Hotel Insider: Mandarin Oriental, Bodrum
Built around Cennet Koyu (Paradise Bay), the hotel overlooks the Aegean Sea. Because the hotel is built in tiers among olive groves and pine trees, golf buggies are on hand to take me to my room, where my luggage is already waiting.
The hotel is about a 40-minute drive west along the coast from Milas-Bodrum Airport. Some travel by helicopter and there’s also a private jetty. But beyond its confines, the Bodrum Peninsula, long the preserve of cheap sunshine packages, now has more to offer monied tourists. Trendy town Türkbükü has markets and a boardwalk; Yalikavak is home to a glitzy marina; and Bodrum itself has beautiful whitewashed stone buildings with blue windows, the 15th-century Castle of St Peter and the ruins of the Mausoleum of Halicarnassus, one of the Seven Wonders of the Ancient World. All are a short drive away and well worth a visit.
My 72-square-metre sea-view room is one of the 129 rooms, apartments and suites at the hotel. It can easily accommodate three people. The room has a private terrace overlooking the Aegean. Wooden floors are softened with Turkish rugs. The bathroom has a huge tub and rainfall shower. The main living area has a king bed with handwoven leather headboard, feather bedding, a desk and another sofa bed. The TV and audio are Bang & Olufsen, while a Nespresso machine provides caffeine fixes.

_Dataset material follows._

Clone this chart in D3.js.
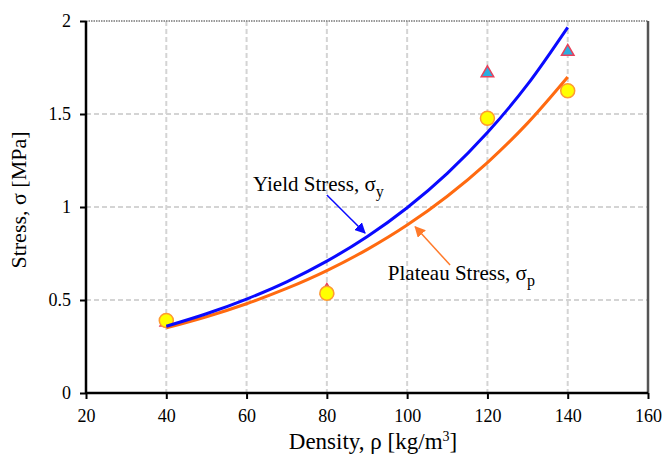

During my stay, stylish Turkish, Russian and European guests relax on sunloungers, others enjoy water sports, while some sunbathe in private beach huts. There are two private beaches. Dress code? Think Vilebrequin shorts and white shirts for guys; kaftans for girls, and cocktail gear at night. Families are catered for with a children’s club and creche.
My room has a valet wardrobe for laundry and deliveries. I leave two shirts there, flick a switch and the laundry is collected and delivered back without me even having to leave the room. The service is understated: no one ever “bothers” me, but when I need something done, someone manages to be there.
On my first morning, I have breakfast in the Sofra restaurant, and discover a station offering Turkish gözleme – a super-thin dough that I fill with parsley, cheese and potato, which is then fried. Sofra is one of eight places in which to eat and drink at the hotel, from Italian to Asian. Check opening times, though: Kurochan, the Japanese restaurant from Australian chef Scott Hallsworth, for example, is only open from July to September. Unsurprisingly, the Turkish food is by far the best. At the Blue Beach Club & Bar try lacmagun (flatbread topped with lamb that’s sprinkled with lemon and rolled up before eating), pide (a type of oval pizza) and ayran, a yogurt drink like laban, only thicker and saltier, for a classic taste of Turkey.
The three-floor, 2,700-square-metre spa has VIP and couples’ suites, hammams, eight treatment rooms and one of the hottest, most invigorating saunas I have ever experienced.
There are too many light switches in my room.
Understated luxury in an unforgettable location.
The bottom line
Rooms at the Mandarin Oriental, Bodrum cost from Dh1,626 per night, including breakfast and taxes. The hotel is currently open seasonally from April to October.
This review was done at the invitation of the hotel.